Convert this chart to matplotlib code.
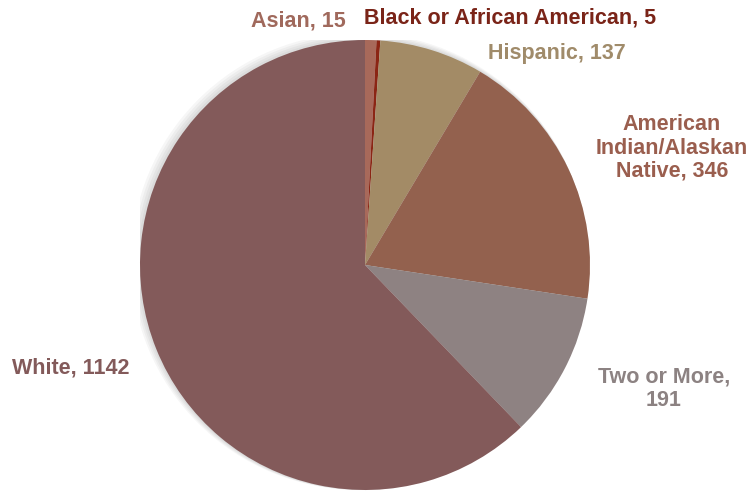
import matplotlib
matplotlib.use("Agg")
import matplotlib.pyplot as plt
from matplotlib.patches import Circle

categories = ["Asian", "Black or African American", "Hispanic",
              "American Indian/Alaskan\nNative", "Two or More", "White"]
values = [15, 5, 137, 346, 191, 1142]
colors = ["#A8695A", "#8B2514", "#A38B66", "#93614E", "#8E8282", "#835A5A"]
label_colors = ["#A0695C", "#7A2418", "#A08B6A", "#9A5E4E", "#8C8282", "#835A5A"]
label_texts = ["Asian, 15", "Black or African American, 5", "Hispanic, 137",
               "American\nIndian/Alaskan\nNative, 346", "Two or More,\n191", "White, 1142"]
# label placement in figure pixels (x, y from top)
label_pos = [(298, 21), (510, 18), (557, 53), (672, 148), (664, 389), (71, 368)]

W, H = 754, 491
fig = plt.figure(figsize=(W / 100, H / 100), dpi=100)
cx, cy, r = 365, 265, 225
ax = fig.add_axes([(cx - r) / W, (H - cy - r) / H, 2 * r / W, 2 * r / H])
ax.set_aspect("equal")
ax.axis("off")

ax.pie(values, colors=colors, startangle=90, counterclock=False, radius=1.0,
       wedgeprops=dict(linewidth=0, edgecolor="none"))
# soft shadow
for i in range(4):
    ax.add_patch(Circle((-0.006 * (i + 1), 0.004 * (i + 1)), 1.0 + 0.004 * (i + 1),
                        color="black", alpha=0.035, lw=0, zorder=-1))
ax.set_xlim(-1.0, 1.0)
ax.set_ylim(-1.0, 1.0)

for t, c, (px, py) in zip(label_texts, label_colors, label_pos):
    fig.text(px / W, 1 - py / H, t, color=c, fontsize=15.5, fontweight="bold",
             family="Liberation Sans", ha="center", va="center", linespacing=1.15)

fig.savefig("out.png", dpi=100)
□ □ □ □ □
- [PROBLEM TO WORK ON]: All of the material above needs to be restated exactly, with no pictures.

- [THE REPLY]:
Convert this chart to matplotlib code.
import matplotlib
matplotlib.use("Agg")
import matplotlib.pyplot as plt
from matplotlib.patches import Circle

categories = ["Asian", "Black or African American", "Hispanic",
              "American Indian/Alaskan\nNative", "Two or More", "White"]
values = [15, 5, 137, 346, 191, 1142]
colors = ["#A8695A", "#8B2514", "#A38B66", "#93614E", "#8E8282", "#835A5A"]
label_colors = ["#A0695C", "#7A2418", "#A08B6A", "#9A5E4E", "#8C8282", "#835A5A"]
label_texts = ["Asian, 15", "Black or African American, 5", "Hispanic, 137",
               "American\nIndian/Alaskan\nNative, 346", "Two or More,\n191", "White, 1142"]
# label placement in figure pixels (x, y from top)
label_pos = [(298, 21), (510, 18), (557, 53), (672, 148), (664, 389), (71, 368)]

W, H = 754, 491
fig = plt.figure(figsize=(W / 100, H / 100), dpi=100)
cx, cy, r = 365, 265, 225
ax = fig.add_axes([(cx - r) / W, (H - cy - r) / H, 2 * r / W, 2 * r / H])
ax.set_aspect("equal")
ax.axis("off")

ax.pie(values, colors=colors, startangle=90, counterclock=False, radius=1.0,
       wedgeprops=dict(linewidth=0, edgecolor="none"))
# soft shadow
for i in range(4):
    ax.add_patch(Circle((-0.006 * (i + 1), 0.004 * (i + 1)), 1.0 + 0.004 * (i + 1),
                        color="black", alpha=0.035, lw=0, zorder=-1))
ax.set_xlim(-1.0, 1.0)
ax.set_ylim(-1.0, 1.0)

for t, c, (px, py) in zip(label_texts, label_colors, label_pos):
    fig.text(px / W, 1 - py / H, t, color=c, fontsize=15.5, fontweight="bold",
             family="Liberation Sans", ha="center", va="center", linespacing=1.15)

fig.savefig("out.png", dpi=100)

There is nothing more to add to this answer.